Наличие рассказчика-комментатора, повествующего от первого лица, привело к тому, что мое внимание несколько сместилось от сюжета к собственно писанию, к анализу отношений между полнотой жизни и листом бумаги, на который эта полнота переходит в виде знаков алфавита.
В определенный момент меня занимала исключительно эта связь. Самый роман вылился в повествование о гусином пере, которым монашка водила по чистому листу бумаги.
По мере продвижения работы я стал замечать, что все персонажи, движимые единым порывом, похожи друг на друга; даже монашка, гусиное перо, моя самописка, я сам — все мы были единым существом, одним целым, той же тревогой, тем же неудовлетворенным поиском. Как это часто бывает с писателем, да и вообще с любой творческой личностью, все, о чем он думает, воплощается у него на деле, то есть в написанном произведении. Вот и я перевел свои мысли в заключительный пируэт этой истории — объединил в одном лице монашку-сказительницу и воинственную Брадаманту. Этот сценический эффект пришел мне на ум под самый занавес работы и, полагаю, не значит ничего, кроме того, что я сказал. Но если вам хочется думать, будто он означает, предположим, совокупность внутренней сосредоточенности и внешней жизненной силы, то вы вправе так думать.
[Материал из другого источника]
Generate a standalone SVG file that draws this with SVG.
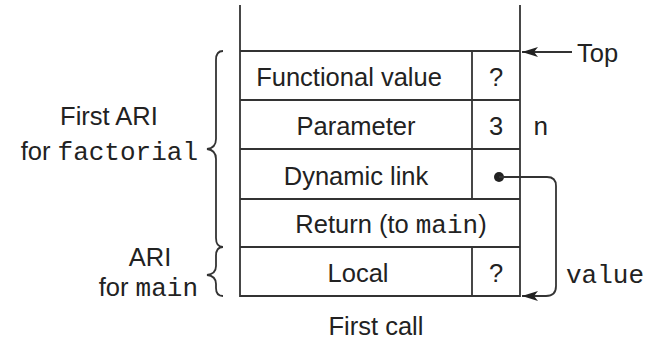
<svg xmlns="http://www.w3.org/2000/svg" width="648" height="345" viewBox="0 0 648 345">
<style>
.ln{stroke:#333;stroke-width:1.8;fill:none}
.t{font-family:"Liberation Sans",Arial,sans-serif;font-size:25.5px;fill:#222}
.m{font-family:"Liberation Mono","Courier New",monospace;font-size:26px;fill:#222}
.c{text-anchor:middle}
.r{text-anchor:end}
</style>
<defs>
<marker id="ah" viewBox="0 0 16 10" refX="16" refY="5" markerWidth="16" markerHeight="10" markerUnits="userSpaceOnUse" orient="auto">
<path d="M0,0 L16,5 L0,10 L4,5 Z" fill="#222"/>
</marker>
</defs>
<rect width="648" height="345" fill="#fff"/>
<g id="stack">
<path class="ln" d="M240,5 V296 H520 V5"/>
<path class="ln" d="M240,51 H520 M240,100 H520 M240,149 H520 M240,199 H520 M240,247 H520"/>
<path class="ln" d="M472,51 V199 M472,247 V296"/>
</g>
<g id="functional-value">
<text class="t c" x="349" y="86">Functional value</text>
<text class="t c" x="496" y="86">?</text>
</g>
<g id="parameter">
<text class="t c" x="356" y="135">Parameter</text>
<text class="t c" x="496" y="135">3</text>
<text class="m" x="533" y="135">n</text>
</g>
<g id="dynamic-link">
<text class="t c" x="356" y="185">Dynamic link</text>
<circle cx="499" cy="177" r="5" fill="#222"/>
</g>
<g id="return">
<text class="t c" x="391" y="233">Return (to <tspan class="m">main</tspan>)</text>
</g>
<g id="local">
<text class="t c" x="358" y="282">Local</text>
<text class="t c" x="496" y="282">?</text>
<text class="m" x="566" y="283">value</text>
</g>
<g id="top-label">
<text class="t" x="577" y="62">Top</text>
</g>
<g id="first-ari">
<path class="ln" d="M223,51 Q216,51 216,60 V139 Q216,148 207,149 Q216,150 216,159 V238 Q216,247 223,247"/>
<text class="t c" x="109" y="125">First ARI</text>
<text class="t r" x="198" y="160">for <tspan class="m">factorial</tspan></text>
</g>
<g id="ari-main">
<path class="ln" d="M223,247 Q216,247 216,256 V266 Q216,274 207,275 Q216,276 216,284 V288 Q216,296 223,296"/>
<text class="t c" x="150" y="266">ARI</text>
<text class="t r" x="198" y="296">for <tspan class="m">main</tspan></text>
</g>
<g id="caption">
<text class="t c" x="376" y="335">First call</text>
</g>
<g id="connectors">
<path class="ln" d="M572,52 H522" marker-end="url(#ah)"/>
<path class="ln" d="M499,177 H547 Q556,177 556,186 V286 Q556,296 546,296 H522" marker-end="url(#ah)"/>
</g>
</svg>
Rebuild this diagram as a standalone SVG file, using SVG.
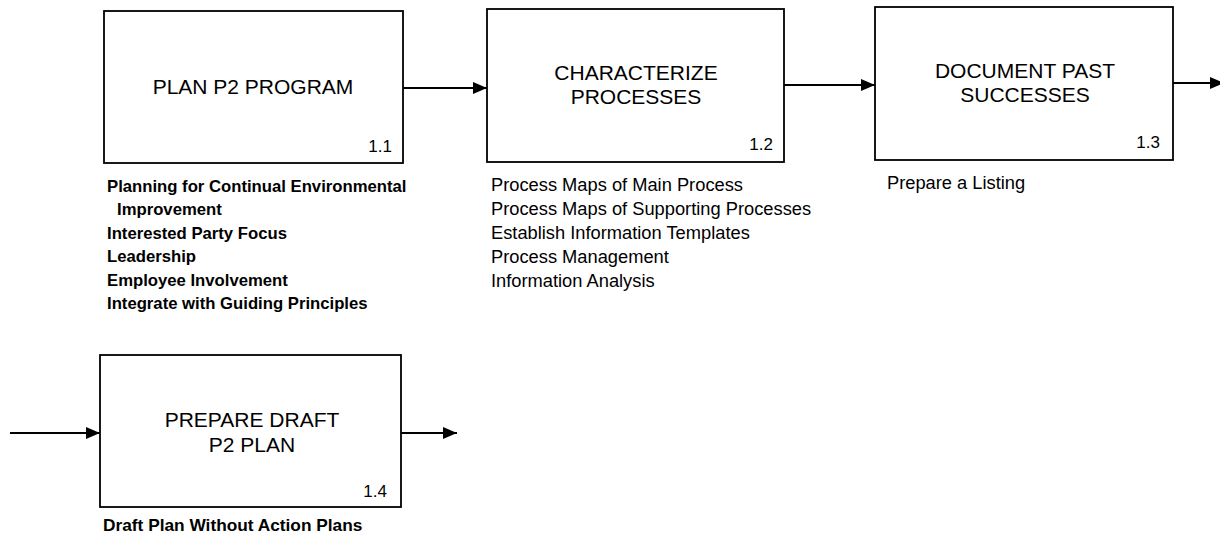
<svg xmlns="http://www.w3.org/2000/svg" width="1220" height="540" viewBox="0 0 1220 540">
<defs>
<marker id="arr" viewBox="0 0 14 12" refX="14" refY="6" markerWidth="14" markerHeight="12" markerUnits="userSpaceOnUse" orient="auto">
<path d="M0,0 L14,6 L0,12 Z" fill="#000"/>
</marker>
<style>
.box{fill:#fff;stroke:#000;stroke-width:1.8}
.title{font-family:"Liberation Sans",Arial,sans-serif;font-size:21px;text-anchor:middle;fill:#000}
.num{font-family:"Liberation Sans",Arial,sans-serif;font-size:17px;text-anchor:end;fill:#000}
.list{font-family:"Liberation Sans",Arial,sans-serif;font-size:18.3px;fill:#000}
.blist{font-family:"Liberation Sans",Arial,sans-serif;font-size:16.7px;font-weight:bold;fill:#000}
.conn{stroke:#000;stroke-width:2;fill:none}
</style>
</defs>
<rect width="1220" height="540" fill="#fff"/>
<g id="connectors">
<line class="conn" x1="403" y1="88" x2="487" y2="88" marker-end="url(#arr)"/>
<line class="conn" x1="784" y1="85" x2="875" y2="85" marker-end="url(#arr)"/>
<line class="conn" x1="1173" y1="83" x2="1224" y2="83" marker-end="url(#arr)"/>
<line class="conn" x1="10" y1="433" x2="100" y2="433" marker-end="url(#arr)"/>
<line class="conn" x1="401" y1="433" x2="457" y2="433" marker-end="url(#arr)"/>
</g>
<g id="node-1-1">
<rect class="box" x="104" y="11" width="299" height="152"/>
<text class="title" x="253" y="94">PLAN P2 PROGRAM</text>
<text class="num" x="392" y="152">1.1</text>
<text class="blist" x="107" y="192">Planning for Continual Environmental</text>
<text class="blist" x="117" y="215">Improvement</text>
<text class="blist" x="107" y="239">Interested Party Focus</text>
<text class="blist" x="107" y="262">Leadership</text>
<text class="blist" x="107" y="286">Employee Involvement</text>
<text class="blist" x="107" y="309">Integrate with Guiding Principles</text>
</g>
<g id="node-1-2">
<rect class="box" x="487" y="9" width="297" height="153"/>
<text class="title" x="636" y="80">CHARACTERIZE</text>
<text class="title" x="636" y="104">PROCESSES</text>
<text class="num" x="773" y="150">1.2</text>
<text class="list" x="491" y="191">Process Maps of Main Process</text>
<text class="list" x="491" y="215">Process Maps of Supporting Processes</text>
<text class="list" x="491" y="239">Establish Information Templates</text>
<text class="list" x="491" y="263">Process Management</text>
<text class="list" x="491" y="287">Information Analysis</text>
</g>
<g id="node-1-3">
<rect class="box" x="875" y="7" width="298" height="153"/>
<text class="title" x="1025" y="78">DOCUMENT PAST</text>
<text class="title" x="1025" y="102">SUCCESSES</text>
<text class="num" x="1160" y="148">1.3</text>
<text class="list" x="887" y="189">Prepare a Listing</text>
</g>
<g id="node-1-4">
<rect class="box" x="100" y="355" width="301" height="152"/>
<text class="title" x="252" y="427">PREPARE DRAFT</text>
<text class="title" x="252" y="452">P2 PLAN</text>
<text class="num" x="387" y="497">1.4</text>
<text class="blist" x="103" y="531" style="font-size:17.3px">Draft Plan Without Action Plans</text>
</g>
</svg>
Точно так же, как вправе истолковывать по своему усмотрению все эти три романа. И пусть над вами не довлеют высказанные здесь откровения по поводу истории их написания. Мне захотелось сделать трилогию о том, как становятся людьми: в «Несуществующем рыцаре» — это завоевание бытия, в «Раздвоенном виконте» — тяга к цельности, независимо от ограничений, навязываемых обществом; в «Бароне на дереве» — путь к цельности не ради себя через верность себе. Таковы три ступени на пути к свободе. Вместе с тем мне хотелось, чтобы эти романы получились, как это принято говорить, «открытыми»; чтобы они прочно стояли на ногах; чтобы в них ощущалась логика чередования образов; чтобы их подлинная жизнь началась в непредсказуемой игре в вопросы и ответы, возникающие у читателя. Мне хотелось, чтобы их воспринимали как генеалогическое древо современного человека, древо, на котором будут запечатлены лица его предков, черты наших современников, ваши и мои черты.